Leading all colors to Big Blue
From his Raleigh office, Bill Lawrence travels to cities such as Boston, Denver and Albuquerque, N.M., to recruit graduating minority college students for positions at IBM. As manager of the 11-year-old companywide Project View program, Lawrence attends career fairs, visits college campuses and talks to industry groups to encourage black, Native American, Asian, Hispanic and female students to apply for jobs.

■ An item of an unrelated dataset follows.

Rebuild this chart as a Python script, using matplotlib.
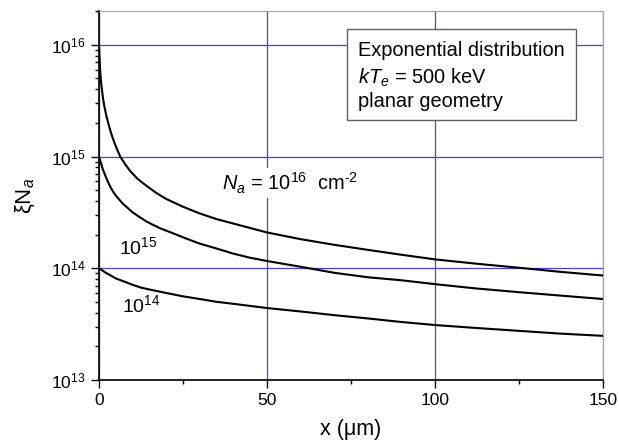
import matplotlib
matplotlib.use("Agg")
import matplotlib.pyplot as plt
from matplotlib.patches import Rectangle
from matplotlib.ticker import LogLocator, MultipleLocator, NullFormatter

plt.rcParams['font.family'] = ['Liberation Sans', 'DejaVu Sans']
plt.rcParams['mathtext.fontset'] = 'custom'
plt.rcParams['mathtext.rm'] = 'Liberation Sans'
plt.rcParams['mathtext.it'] = 'Liberation Sans:italic'

# curves, x in micrometres
x_16 = [0, 0.1, 0.2, 0.4, 0.6, 0.8, 1.2, 1.6, 2.2, 3.0, 4.0, 5.0, 6.3, 7.8, 9.3, 11.5, 14, 17,
        20, 25, 30, 35, 40, 50, 60, 70, 80, 90, 100, 112, 125, 137, 150]
y_16 = [1.0e16, 8.3e15, 7.1e15, 5.5e15, 4.7e15, 4.1e15, 3.3e15, 2.8e15, 2.3e15, 1.86e15,
        1.48e15, 1.23e15, 1.0e15, 8.5e14, 7.4e14, 6.3e14, 5.5e14, 4.73e14, 4.17e14, 3.55e14,
        3.09e14, 2.75e14, 2.51e14, 2.09e14, 1.82e14, 1.62e14, 1.46e14, 1.32e14, 1.2e14,
        1.1e14, 1.01e14, 9.3e13, 8.6e13]

x_15 = [0, 0.3, 0.6, 1, 1.5, 2, 2.7, 3.5, 4.2, 5, 6, 7, 8.5, 10, 12, 14, 16, 18, 20.5, 23,
        26, 30, 35, 40, 45, 50, 60, 70, 80, 90, 100, 112, 125, 137, 150]
y_15 = [1.0e15, 9.3e14, 8.7e14, 7.9e14, 7.2e14, 6.6e14, 5.9e14, 5.25e14, 4.84e14, 4.47e14,
        4.12e14, 3.8e14, 3.47e14, 3.16e14, 2.88e14, 2.63e14, 2.45e14, 2.29e14, 2.14e14,
        2.0e14, 1.84e14, 1.66e14, 1.5e14, 1.35e14, 1.24e14, 1.16e14, 1.03e14, 9.1e13,
        8.3e13, 7.8e13, 7.2e13, 6.6e13, 6.1e13, 5.7e13, 5.3e13]

x_14 = [0, 1, 2, 3.5, 5, 7, 10, 12.5, 15, 20, 25, 30, 35, 40, 50, 60, 70, 80, 90, 100,
        112, 125, 137, 150]
y_14 = [1.0e14, 9.55e13, 9.1e13, 8.6e13, 8.1e13, 7.7e13, 7.1e13, 6.7e13, 6.45e13, 6.0e13,
        5.6e13, 5.3e13, 5.0e13, 4.8e13, 4.4e13, 4.1e13, 3.8e13, 3.55e13, 3.3e13, 3.1e13,
        2.92e13, 2.75e13, 2.6e13, 2.48e13]

box_lines = ['Exponential distribution', '$kT_e$ = 500 keV', 'planar geometry']

fig = plt.figure(figsize=(6.19, 4.48), dpi=100)
ax = fig.add_axes([0.16, 0.152, 0.814, 0.823])

for xs, ys in [(x_16, y_16), (x_15, y_15), (x_14, y_14)]:
    ax.plot(xs, ys, color='black', lw=1.5, zorder=3)

ax.set_yscale('log')
ax.set_xlim(0, 150)
ax.set_ylim(1e13, 2e16)
ax.xaxis.set_major_locator(MultipleLocator(50))
ax.xaxis.set_minor_locator(MultipleLocator(25))
ax.yaxis.set_major_locator(LogLocator(base=10, numticks=10))
ax.yaxis.set_minor_locator(LogLocator(base=10, subs=range(2, 10), numticks=20))
ax.yaxis.set_minor_formatter(NullFormatter())
ax.tick_params(which='major', length=6, width=1, labelsize=12.5, direction='out')
ax.tick_params(which='minor', length=3, width=1, direction='out')
ax.tick_params(top=False, right=False)

ax.grid(True, which='major', color='#4444e6', lw=0.9)
ax.set_axisbelow(True)

for s in ['left', 'bottom']:
    ax.spines[s].set_linewidth(1.2)
for s in ['top', 'right']:
    ax.spines[s].set_color('#a0a0a0')

ax.set_xlabel('x (μm)', fontsize=15.5, labelpad=8)
ax.set_ylabel('ξN$_a$', fontsize=16, labelpad=10)

# text box at the upper right
ax.add_patch(Rectangle((0.492, 0.705), 0.454, 0.248, transform=ax.transAxes,
                       facecolor='white', edgecolor='#606060', lw=1, zorder=4))
for txt, yb in zip(box_lines, [0.879, 0.804, 0.739]):
    ax.text(0.514, yb, txt, transform=ax.transAxes, fontsize=14.4,
            va='baseline', ha='left', zorder=5)

# curve labels
ax.text(0.244, 0.515, r'$N_a$ = 10$^{16}$  cm$^{\text{-}2}$', transform=ax.transAxes,
        fontsize=14.4, va='baseline', ha='left', zorder=5,
        bbox=dict(facecolor='white', edgecolor='none', pad=2))
ax.text(0.039, 0.341, r'10$^{15}$', transform=ax.transAxes, fontsize=14,
        va='baseline', ha='left', zorder=5)
ax.text(0.046, 0.185, r'10$^{14}$', transform=ax.transAxes, fontsize=14,
        va='baseline', ha='left', zorder=5)

fig.savefig('out.png', dpi=100)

The program is part of IBM’s effort to put together a work force that looks like the population of the marketplace, Lawrence said. Students are invited to spend a day and a half in hotels around the country to meet IBM managers who could hire them and give them chances to advance within the company, Lawrence said. “Our goal is to hire as many talented people that we can have,” Lawrence said. “We’re a worldwide company. We have a global customer set. A diversity of individuals provides a diversity of ideas.” Hopefully, more companies will adopt the same philosophy, particularly toward Latino Americans, said Fernando Rodriguez, a 46-year-old laboratory director at the Chapel Hill Fertility Center. He named a small number of high-ranking Latino professionals, such as Dr. Nolo Martinez, director of Hispanic/Latino affairs for Gov. Jim Hunt, but said it may be some time before a large number can break into executive levels. “Every time that a new wave of immigrants comes in a new place, I think they have to start from the bottom,” said Rodriguez, who supervises technicians and nurses in fertility research. “The professionals who come hired by big companies, they’re probably not going to start at the bottom.
It’s not the same for people who work on farms or in factories. It’s a big difference between those two sectors of the population.” Last year, Rodriguez founded the NC Society of Hispanic Professionals, a group that has grown to 40 educators, engineers, professors and other professionals who focus on improving education for Hispanic children. Education and skill-building are critical to preparing Latino men and women for better jobs, Rodriguez said. Rodriguez, who was born in El Paso, Texas, grew up in Mexico and moved back to Texas when he was 18 without knowing any English and without a formal education. He enrolled in high school, eventually earned a bachelor’s degree and in 1988 got a Ph.D. from New Mexico State University.
Years later, in 1992, he received an invitation to move to Chapel Hill from the medical director of the fertility center. Rodriguez said he now visits classes of children learning to speak English to tell them of his experiences and how they will be able to succeed in the workplace. “I’ve been prepared for opportunities,” Rodriguez said. “I just try to play the chess game, five moves ahead. I tell [children] their reality was my reality 30 years ago. I’m sure they can do it. This country is full of opportunities. “English is a problem. I struggled with the language, and I was able to educate myself. I still keep my Spanish fluent. I’m not afraid to say I’m a Mexican American or a Latino.”